Oliver Jowett wrote:

> I'm uncomfortable with applying this sort of patch to the official
> driver, since it makes the driver more complex just to handle what is
> arguably a database misconfiguration. It also introduces a new class of
> error: a mismatch between the driver's configured charSet and the actual
> database.

I think that this patch is necessary to resolve some problems of the
real life. In my particular case I have to make a j2ee application to
access a existing database. This database is SQL-ASCII encoding, with
the actual version of pgjdbc when the result of a query contains a 8
bits character (very common in Spanish) appears this error:

org.postgresql.util.PSQLException: Invalid character data was found.
This is most likely caused by stored data containing characters that are
invalid for the character set the database was created in. The most
common example of this is storing 8bit data in a SQL_ASCII database.

Many people has similar problems:

http://www.google.es/search?q=%22Invalid+character+data+was+found%22&hl=es&lr=&start=10&sa=N

http://linux.kieser.net/java_pg_unicode.html

I can not say to my customer that changes the database encoding
because other applications (non-java) could not work or show strange
characters.

By other hand, I do not think that to use SQL-ASCII encoding is a
database misconfiguration. I do not think that storing 8bit data in a
SQL_ASCII database is incorrect.
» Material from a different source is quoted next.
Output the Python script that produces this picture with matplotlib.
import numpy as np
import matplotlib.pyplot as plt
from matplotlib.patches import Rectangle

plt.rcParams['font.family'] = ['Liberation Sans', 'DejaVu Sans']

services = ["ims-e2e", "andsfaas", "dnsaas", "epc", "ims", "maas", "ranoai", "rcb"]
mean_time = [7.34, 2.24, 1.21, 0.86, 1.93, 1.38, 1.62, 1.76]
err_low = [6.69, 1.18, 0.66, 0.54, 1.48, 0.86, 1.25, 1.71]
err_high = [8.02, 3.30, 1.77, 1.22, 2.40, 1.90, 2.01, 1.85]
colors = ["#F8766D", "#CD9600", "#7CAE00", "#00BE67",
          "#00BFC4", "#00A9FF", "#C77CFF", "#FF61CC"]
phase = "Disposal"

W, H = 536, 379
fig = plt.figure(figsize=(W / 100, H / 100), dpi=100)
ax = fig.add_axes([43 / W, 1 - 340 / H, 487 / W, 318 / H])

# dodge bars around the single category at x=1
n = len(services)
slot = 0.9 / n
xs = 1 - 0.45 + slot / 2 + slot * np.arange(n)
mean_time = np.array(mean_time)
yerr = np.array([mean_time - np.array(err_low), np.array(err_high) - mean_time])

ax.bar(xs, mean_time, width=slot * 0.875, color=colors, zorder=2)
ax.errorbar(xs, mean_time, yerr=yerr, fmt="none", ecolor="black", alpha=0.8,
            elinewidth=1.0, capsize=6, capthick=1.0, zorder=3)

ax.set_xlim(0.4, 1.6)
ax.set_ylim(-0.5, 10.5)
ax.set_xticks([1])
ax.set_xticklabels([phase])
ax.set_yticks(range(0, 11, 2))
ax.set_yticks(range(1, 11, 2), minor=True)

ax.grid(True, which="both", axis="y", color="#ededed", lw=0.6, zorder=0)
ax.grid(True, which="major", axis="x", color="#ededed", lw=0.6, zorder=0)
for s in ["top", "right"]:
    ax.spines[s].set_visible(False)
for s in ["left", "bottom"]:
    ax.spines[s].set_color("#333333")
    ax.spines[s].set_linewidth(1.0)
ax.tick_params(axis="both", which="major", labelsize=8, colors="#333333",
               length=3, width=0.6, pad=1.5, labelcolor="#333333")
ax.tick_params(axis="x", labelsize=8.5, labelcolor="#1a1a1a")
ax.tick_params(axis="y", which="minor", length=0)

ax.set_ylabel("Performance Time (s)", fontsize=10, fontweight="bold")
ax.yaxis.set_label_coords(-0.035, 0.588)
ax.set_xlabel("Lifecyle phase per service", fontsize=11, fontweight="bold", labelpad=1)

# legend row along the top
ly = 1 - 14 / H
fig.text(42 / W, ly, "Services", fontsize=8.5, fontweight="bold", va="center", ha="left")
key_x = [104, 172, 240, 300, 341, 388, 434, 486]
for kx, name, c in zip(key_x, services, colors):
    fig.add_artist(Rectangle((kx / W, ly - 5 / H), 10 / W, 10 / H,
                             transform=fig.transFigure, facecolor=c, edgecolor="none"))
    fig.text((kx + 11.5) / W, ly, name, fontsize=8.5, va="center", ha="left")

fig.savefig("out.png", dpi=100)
Others applications are using the same
database with ODBC without problem.

> Comments on the patch itself:
>
> - it is missing changes to the v2 protocol path

I have not proven it, but I think that the v2 protocol has the
functionality of choose the encoding.

> - why does it remove the client_encoding sanity check on connect?

my intention was to remove the verification of client_encoding is equals
to UNICODE. I agree with to check the client_encoding.

> - since encoding does not change for the lifetime of the connection,
> can't you make the encoding a field of QueryExecutoryImpl rather than
> passing it around everywhere?

I agree.

> - it may be better to pass encoding as a parameter to
> SimpleParameterList methods that need it, rather than storing the (same)
> value on every list instance.

I agree too. The encoding object only is used in 2 methods.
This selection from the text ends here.